Showing posts with label Savoie. Show all posts
Showing posts with label Savoie. Show all posts

Friday, February 26, 2010

Fondue

It was my friend Deetrane's birthday the other night. He celebrated by making several pots of fondue and inviting family and a few friends. Deetrane's parents have a condo in Chamonix, France, right near the border of Switzerland. He's been going there since he was a kid, and so he's quite familiar with the ritual of a fondue dinner.

We began with an excellent plate of charcuterie.

Then came the fondue. Deetrane uses white wine, slivovitz, or plum brandy, and nutmeg, in addition to Gruyère cheese. The slivovitz acts as an anti-coagulant. Bowls of dried, but not stale bread are passed around.

You skewer a piece with the fondue fork and swish it through the pot. But be careful - anyone who loses their bread in the pot must pay a dollar to get it back. In the end, the dinner cost me about $4, which is clearly a bargain.

Before the dinner, I poked around the interweb looking for fondue wine pairing suggestions. I kept reading about "neutral dry white wines," which I guess made sense, but also seemed kind of boring. In the end I decided on two wines that are from the part of France that borders Switzerland, Savoie and the Jura. The 2008 Eugene Carrel Savoie Jongieux, $11, Martin Scott Imports, was perfectly fine and I think most people preferred it to the other wine I brought, the fantastic 2005 Puffeney Arbois Melon-Queue-Rouge, $25, Neal Rosenthal Selections.

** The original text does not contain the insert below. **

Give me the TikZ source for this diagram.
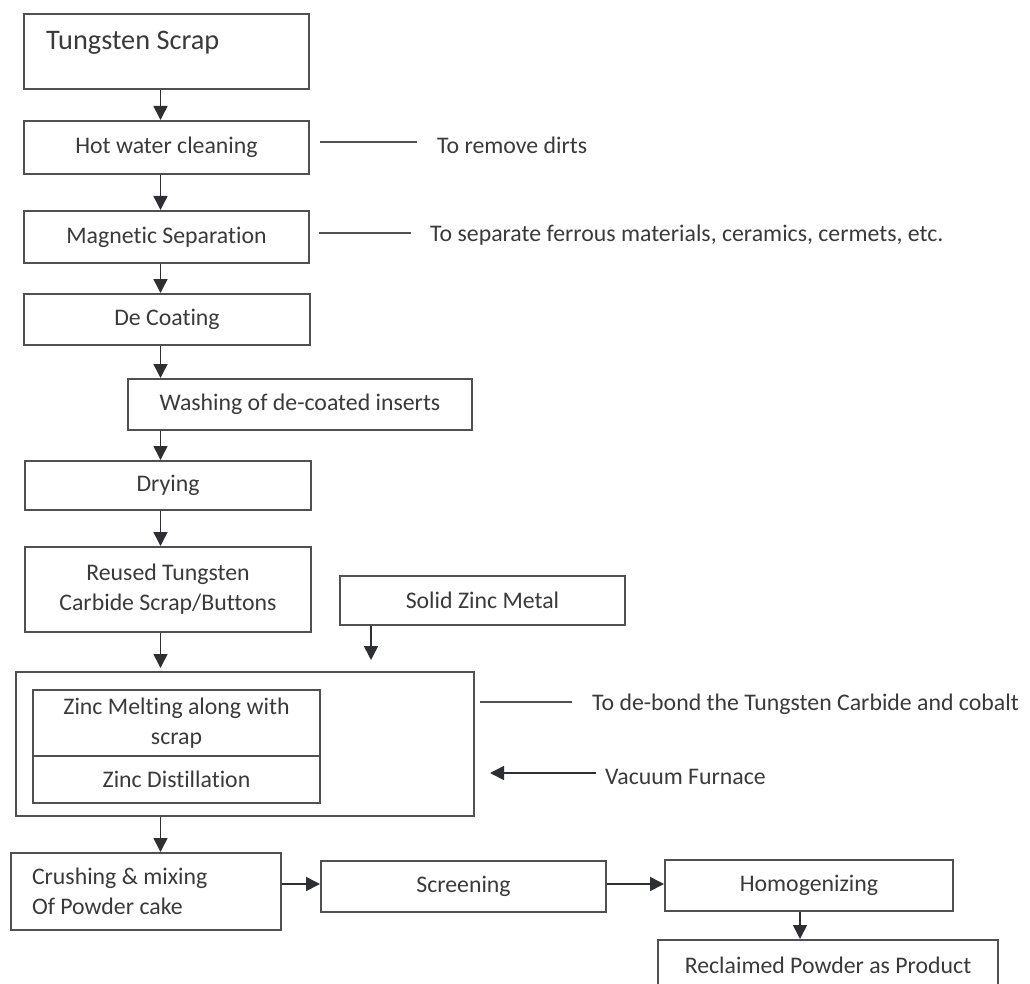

Melon-Queue-Rouge is a grape that is uncommon even in the wine-geeky Jura world. I've had only a few, and this one, Puffeney's, was far and away my favorite. Deep golden yellow, with rich oxidative nutty notes on the nose and palate, and vibrant acidity, I thought this wine was a great partner to the fondue.

Deetrane very generously opened some big-shot bottles of red Burgundy too, including 1997 Simon Bize Latricières-Chambertin, 1996 Dominique Laurent Nuits St. George 1er Cru Les Chaignots, 1999 Michel Lafarge Volnay, and a Corton whose identity I have forgotten. It's weird - the reds didn't show as well as we had hoped. As Deetrane said afterwards, "maybe they just didn't get along with the fondue." Maybe the brawny Melon-Queue-Rouge ruined our palates for the delicacy of mature Burgundy. They do drink reds before these oxidative wines in the Jura.

In any case, it was a great night and we were so glad to be a part of it - happy birthday Deetrane!